To fix slow runners you can deploy GitLab HA Scaling Runner Vending Machine for AWS EC2 ASG. Or if you have already used the vending machine you can scale up runners to increase CI speed. They will come online, register in GitLab in the same group as the original deployment with no interruption or special actions taken by participants.
If you were relying on shared runners, you will need to disable them at the group to force usage of your runner fleet.
If this is a post deployment step, simply update the ASG that is controlling the runners to have more runner instances (increase Maximum and Desired counts). They will come online, register in GitLab in the same group as the original deployment with no interruption or special actions taken by participants.
To scale the cluster, open the ASG console (this link presumes us-east-2, but you can change the region if you deployed elsewhere). Locate the ASG associated with your EKS cluster which also has “UnmanagedASG” in it’s name. Locate the ASG associated with your runners - if you used the exercise defaults to deploy it, is shoudl be called “linux-docker-spotonly”. To change the size, follow Set capacity limits on your Auto Scaling group.
While the Cluster Autoscaler should be active you can also take manual control of the minimum size by manipulating the Minimum size of the cluster.
The most likely scenario is that your Maximum size has been reached and you need to bump it.
To scale the cluster, open the ASG console (this link presumes us-east-2, but you can change the region if you deployed elsewhere). Locate the ASG associated with your EKS cluster which also has “NodeGroupStack” in it’s name. Locate the ASG associated with your EKS cluster which also has “UnmanagedASG” in it’s name. To change the size, follow Set capacity limits on your Auto Scaling group. Keep in mind that Maximum count limits the cluster autoscaler - which you might want to do for stability or you may want to enable it for efficiency.
If students will be doing cluster control activities on a shared cluster, you many want more bastion host instances. However, keep in mind that the existing one supports multiple simultaneous SSM logins and they are not spot instances. Since they are in an ASG this is an easy to change the number of Bastion hosts.

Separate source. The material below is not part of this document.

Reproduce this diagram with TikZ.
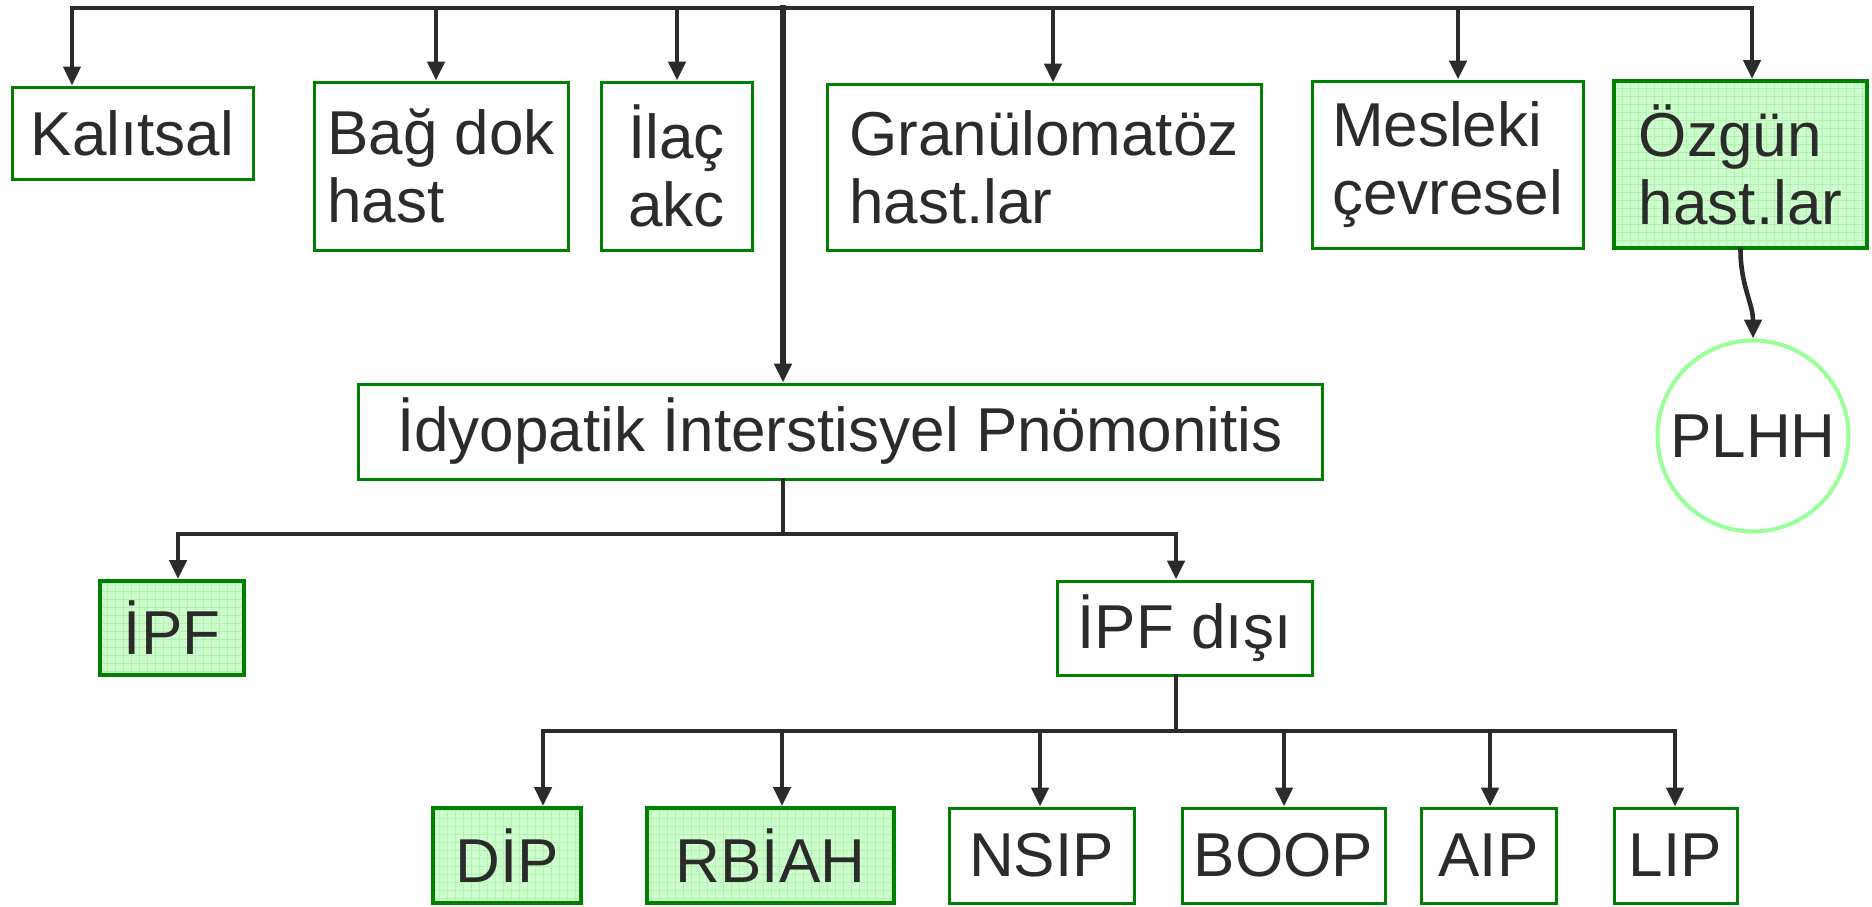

To scale the bastion host ASG, open the ASG console (this link presumes us-east-2, but you can change the region if you deployed elsewhere). Locate the ASG associated with your EKS cluster which also has “BastionStack” in it’s name. To change the size, follow Set capacity limits on your Auto Scaling group.
Once scaling is complete you may wish to use the EC2 console to rename them for unique names.